A typical question you will see would be formulated as:
Identify the molecule that gives the following IR and Mass spectra data. Let’s leave the NMR aside for the moment:

Molecular Ion Peak
The first thing you should do is look for the molecular ion peak on the right side of the mass spectrum. Here, we have a peak at m/z 100, so let’s assume it is the molecular ion peak; therefore, the molar mass of the unknown.
Analyze the IR Data
Do not aim for figuring out the full structure from the IR spectra – focus on the main parts:
- the C–H region around 3000 cm⁻¹
- the O–H / N–H broad peak region at ~3500 cm⁻¹
- the carbonyl peak at ~1700 cm⁻¹
In this case, we can see that there is a carbonyl peak, and no other unsaturation as there are no C–H signals beyond 3000 cm⁻¹, and no C=C or triple bond signals. Check the post Interpreting IR Spectra to refresh these patterns.
The Rule of 13
Next, we can use the rule of 13 to determine the molecular formula. It is a shortcut in mass spectrometry for proposing possible molecular formulas from the molecular ion peak. The idea is to divide the molecular mass by 13, which is the mass of the average –CH fragment (12 from C + 1 from H), to get an estimate of how many carbon atoms are in the molecule.
The molecular mass is 100, and from the IR data, we know that there is at least one oxygen in the molecule. This means we need to adjust the molar mass by subtracting 16 from 100 before dividing by 13.
So, we have 84 ÷ 13 = 6, which implies C₆H₆. Add the oxygen to get all the atoms in: C₆H₆O. The molar mass of C₆H₆O is 94, which gives a remainder of 100 – 94 = 6. Lastly, we add 6 hydrogens to the molecular formula, which gives us C₆H₁₂O.
Combine the IR and MS Data
The presence of the carbonyl peak and lack of an O–H suggest that we have either an aldehyde or a ketone. However, remember that aldehydes have a signal at ~2800 cm⁻¹, which is not present in the spectrum. Therefore, the compound is a ketone.
Analyze the Fragments in the Mass Spectrum
We know that the two main fragmentation paths of ketones are alpha cleavage and McLafferty rearrangement. Remember that not all ketones and carbonyl-containing compounds undergo McLafferty rearrangement, as it requires the alkyl chain to be long enough to supply a γ-hydrogen. A ketone with six carbons can have such a structure, but we do not know this for sure yet. So, let’s first examine any common alpha cleavage fragments. The first one to notice is the peak at m/z 43. This is a good indicator of a methyl ketone since it produces the CH₃CO⁺ acylium ion.
However, the m/z 43 peak is also very common in many compounds with a propyl group, and especially with an isopropyl group, so we cannot conclude that it definitely indicates a methyl ketone. Assuming it does, though, the question becomes how the carbons are connected on the other side of the carbonyl. The only option here is hexan-2-one, since that is the only way to have a γ-carbon available.

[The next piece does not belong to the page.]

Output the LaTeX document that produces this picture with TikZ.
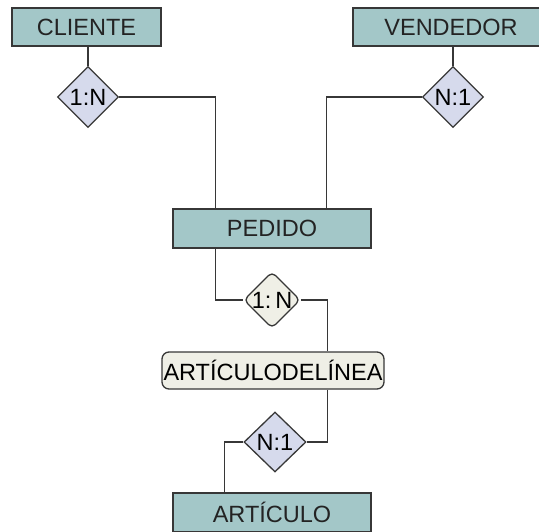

The McLafferty fragment peak of the presumed ketone is at m/z 58. The spectrum, however, does not show a peak at m/z 58, so most likely, none of the chains of the ketone is long enough to have a gamma hydrogen.
So, what are the possible structures of the ketone? If we restrict the length of both alkyl chains, then the only option is 2-methylpentan-3-one. The alpha cleavage on both sides confirms the observed acylium ion peaks at m/z 72 and 57. This means the peak at 43 is most likely from the isopropyl fragment.

All the peaks match with what we see on the mass spectrum, and this is very much all we can squeeze out of the MS and IR data.
Analyze NMR Data
We’ve actually determined the structure of the unknown, and wouldn’t even need to go this far if the NMR were given, but I wanted to show the thought process in analyzing the MS and IR data, especially given that, in real life, we do not rely on mass spectra alone to confirm the formation of a product. There are several reasons for this, but the main one is that a mass spectrum only shows what was detected, which does not necessarily mean there aren’t other components present. It is also difficult to tell which components are detected more easily than others.
In any case, let’s also look at the NMR spectrum.

The most downfield peak (to the left) at about 2.6 ppm is a septet (proton a), and the one next to it is a quartet (protons b). A septet is a classic indicator of an isopropyl group – a proton neighboring six equivalent protons from two methyl groups (CH₃–CH–CH₃). The quartet is likely a CH₂ connected to a CH₃, which means we also have an ethyl group.
On the right side, we see the signals of the methyl groups overlapping, so it is not easy to analyze the splitting. The integration data would have confirmed the number of protons.
So, the final answer is that the unknown compound is 2-methylpentan-3-one.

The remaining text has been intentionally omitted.